(Short task) Restate the data below word for word. Skip any images it contains.

(Data segment)
★ ★ ★ ★ ★

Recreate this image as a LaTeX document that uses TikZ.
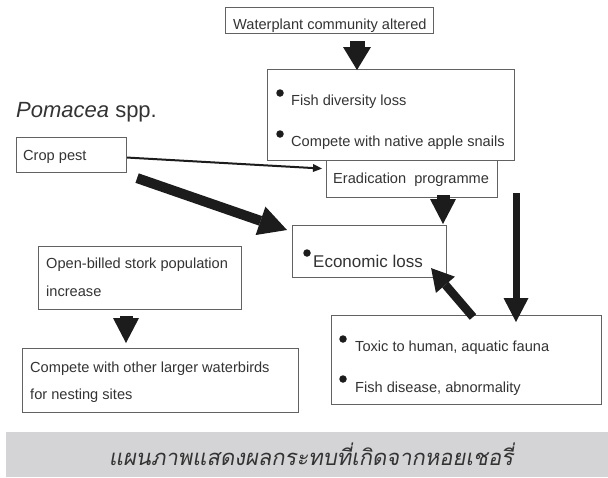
\documentclass[tikz,border=0pt]{standalone}
\usepackage{fontspec}
\setmainfont{Liberation Sans}
\newfontfamily\thaifont[Script=Thai,FakeSlant=0.18]{Loma}
\usetikzlibrary{arrows.meta,calc}
\definecolor{boxgray}{HTML}{626262}
\definecolor{txtgray}{HTML}{333333}
\definecolor{arrowblk}{HTML}{1C1C1C}
\definecolor{bandgray}{HTML}{D4D4D6}
\tikzset{
  box/.style={draw=boxgray, line width=1.1pt, anchor=north west, inner sep=0pt},
  txt/.style={anchor=base west, inner sep=0pt, text=txtgray, font=\fontsize{14.6}{16}\selectfont},
  dot/.style={circle, fill=arrowblk, inner sep=0pt, minimum size=7.5pt},
  fat/.style={draw=arrowblk, line width=#1},
  thinarrow/.style={draw=arrowblk, line width=2pt, -{Triangle[width=8pt,length=9pt,line width=0pt]}}
}
\begin{document}
\begin{tikzpicture}[x=1pt,y=-1pt]
\useasboundingbox (0,0) rectangle (608,477);
% grey band
\fill[bandgray] (6,432) rectangle (608,477);
\node[anchor=base, inner sep=0pt, text=txtgray, font=\thaifont\fontsize{22}{24}\selectfont] (caption) at (311,465) {แผนภาพแสดงผลกระทบที่เกิดจากหอยเชอรี่};
% title
\node[anchor=base west, inner sep=0pt, text=txtgray, font=\fontsize{22}{24}\selectfont] (title) at (16,117) {\textit{Pomacea} spp.};
% boxes
\node[box, minimum width=208pt, minimum height=26pt] (water) at (225,7) {};
\node[box, minimum width=247pt, minimum height=91pt] (fish) at (267,69) {};
\node[box, minimum width=171pt, minimum height=37pt] (erad) at (326,160) {};
\node[box, minimum width=110pt, minimum height=35pt] (crop) at (16,137) {};
\node[box, minimum width=154pt, minimum height=52pt] (econ) at (292,225) {};
\node[box, minimum width=203pt, minimum height=63pt] (open) at (38,246) {};
\node[box, minimum width=276pt, minimum height=64pt] (compete) at (22,348) {};
\node[box, minimum width=270pt, minimum height=89pt] (toxic) at (331,315) {};
% texts
\node[txt] (twater) at (233,29) {Waterplant community altered};
\node[dot] (b1) at (280,93) {};
\node[txt] (tfish1) at (291,105.5) {Fish diversity loss};
\node[dot] (b2) at (280,134) {};
\node[txt] (tfish2) at (291,146) {Compete with native apple snails};
\node[txt] (terad) at (333,183) {Eradication\ \ programme};
\node[txt] (tcrop) at (23,160) {Crop pest};
\node[dot] (b3) at (307,253) {};
\node[txt, font=\fontsize{17}{19}\selectfont] (tecon) at (313,267) {Economic loss};
\node[txt] (topen1) at (46,268) {Open-billed stork population};
\node[txt] (topen2) at (46,296) {increase};
\node[txt] (tcomp1) at (30,372) {Compete with other larger waterbirds};
\node[txt] (tcomp2) at (30,399) {for nesting sites};
\node[dot] (b4) at (343,339) {};
\node[txt] (ttox1) at (355,351) {Toxic to human, aquatic fauna};
\node[dot] (b5) at (343,379) {};
\node[txt] (ttox2) at (355,392) {Fish disease, abnormality};
% connectors
\coordinate (rtop) at (516,193);
\draw[fat=15pt, -{Triangle[width=28pt,length=23pt,line width=0pt]}]
  ($(water.south west)+(132,7)$) -- ($(fish.north west)+(90,1)$);
\draw[fat=13pt, -{Triangle[width=26pt,length=25pt,line width=0pt]}]
  ($(erad.south west)+(117,-3)$) -- ($(econ.north west)+(151,-1)$);
\draw[fat=13pt, -{Triangle[width=26pt,length=25pt,line width=0pt]}]
  ($(open.south west)+(88,6)$) -- ($(compete.north west)+(104,-5)$);
\draw[fat=10pt, -{Triangle[width=30pt,length=28pt,line width=0pt]}]
  ($(crop.south east)+(10,5)$) -- ($(econ.north west)+(-5,5)$);
\draw[thinarrow] ($(crop.east)+(0,2.5)$) -- ($(erad.west)+(-4,-10.5)$);
\draw[fat=7pt, -{Triangle[width=25pt,length=24pt,line width=0pt]}]
  (rtop) -- ($(toxic.north west)+(185,7)$);
\draw[fat=8.5pt, -{Triangle[width=25pt,length=22pt,line width=0pt]}]
  ($(toxic.north west)+(142,2)$) -- ($(econ.south east)+(-16,-10)$);
\end{tikzpicture}
\end{document}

★ ★ ★ ★ ★

(Finished answer)
Recreate this image as a LaTeX document that uses TikZ.
\documentclass[tikz,border=0pt]{standalone}
\usepackage{fontspec}
\setmainfont{Liberation Sans}
\newfontfamily\thaifont[Script=Thai,FakeSlant=0.18]{Loma}
\usetikzlibrary{arrows.meta,calc}
\definecolor{boxgray}{HTML}{626262}
\definecolor{txtgray}{HTML}{333333}
\definecolor{arrowblk}{HTML}{1C1C1C}
\definecolor{bandgray}{HTML}{D4D4D6}
\tikzset{
  box/.style={draw=boxgray, line width=1.1pt, anchor=north west, inner sep=0pt},
  txt/.style={anchor=base west, inner sep=0pt, text=txtgray, font=\fontsize{14.6}{16}\selectfont},
  dot/.style={circle, fill=arrowblk, inner sep=0pt, minimum size=7.5pt},
  fat/.style={draw=arrowblk, line width=#1},
  thinarrow/.style={draw=arrowblk, line width=2pt, -{Triangle[width=8pt,length=9pt,line width=0pt]}}
}
\begin{document}
\begin{tikzpicture}[x=1pt,y=-1pt]
\useasboundingbox (0,0) rectangle (608,477);
% grey band
\fill[bandgray] (6,432) rectangle (608,477);
\node[anchor=base, inner sep=0pt, text=txtgray, font=\thaifont\fontsize{22}{24}\selectfont] (caption) at (311,465) {แผนภาพแสดงผลกระทบที่เกิดจากหอยเชอรี่};
% title
\node[anchor=base west, inner sep=0pt, text=txtgray, font=\fontsize{22}{24}\selectfont] (title) at (16,117) {\textit{Pomacea} spp.};
% boxes
\node[box, minimum width=208pt, minimum height=26pt] (water) at (225,7) {};
\node[box, minimum width=247pt, minimum height=91pt] (fish) at (267,69) {};
\node[box, minimum width=171pt, minimum height=37pt] (erad) at (326,160) {};
\node[box, minimum width=110pt, minimum height=35pt] (crop) at (16,137) {};
\node[box, minimum width=154pt, minimum height=52pt] (econ) at (292,225) {};
\node[box, minimum width=203pt, minimum height=63pt] (open) at (38,246) {};
\node[box, minimum width=276pt, minimum height=64pt] (compete) at (22,348) {};
\node[box, minimum width=270pt, minimum height=89pt] (toxic) at (331,315) {};
% texts
\node[txt] (twater) at (233,29) {Waterplant community altered};
\node[dot] (b1) at (280,93) {};
\node[txt] (tfish1) at (291,105.5) {Fish diversity loss};
\node[dot] (b2) at (280,134) {};
\node[txt] (tfish2) at (291,146) {Compete with native apple snails};
\node[txt] (terad) at (333,183) {Eradication\ \ programme};
\node[txt] (tcrop) at (23,160) {Crop pest};
\node[dot] (b3) at (307,253) {};
\node[txt, font=\fontsize{17}{19}\selectfont] (tecon) at (313,267) {Economic loss};
\node[txt] (topen1) at (46,268) {Open-billed stork population};
\node[txt] (topen2) at (46,296) {increase};
\node[txt] (tcomp1) at (30,372) {Compete with other larger waterbirds};
\node[txt] (tcomp2) at (30,399) {for nesting sites};
\node[dot] (b4) at (343,339) {};
\node[txt] (ttox1) at (355,351) {Toxic to human, aquatic fauna};
\node[dot] (b5) at (343,379) {};
\node[txt] (ttox2) at (355,392) {Fish disease, abnormality};
% connectors
\coordinate (rtop) at (516,193);
\draw[fat=15pt, -{Triangle[width=28pt,length=23pt,line width=0pt]}]
  ($(water.south west)+(132,7)$) -- ($(fish.north west)+(90,1)$);
\draw[fat=13pt, -{Triangle[width=26pt,length=25pt,line width=0pt]}]
  ($(erad.south west)+(117,-3)$) -- ($(econ.north west)+(151,-1)$);
\draw[fat=13pt, -{Triangle[width=26pt,length=25pt,line width=0pt]}]
  ($(open.south west)+(88,6)$) -- ($(compete.north west)+(104,-5)$);
\draw[fat=10pt, -{Triangle[width=30pt,length=28pt,line width=0pt]}]
  ($(crop.south east)+(10,5)$) -- ($(econ.north west)+(-5,5)$);
\draw[thinarrow] ($(crop.east)+(0,2.5)$) -- ($(erad.west)+(-4,-10.5)$);
\draw[fat=7pt, -{Triangle[width=25pt,length=24pt,line width=0pt]}]
  (rtop) -- ($(toxic.north west)+(185,7)$);
\draw[fat=8.5pt, -{Triangle[width=25pt,length=22pt,line width=0pt]}]
  ($(toxic.north west)+(142,2)$) -- ($(econ.south east)+(-16,-10)$);
\end{tikzpicture}
\end{document}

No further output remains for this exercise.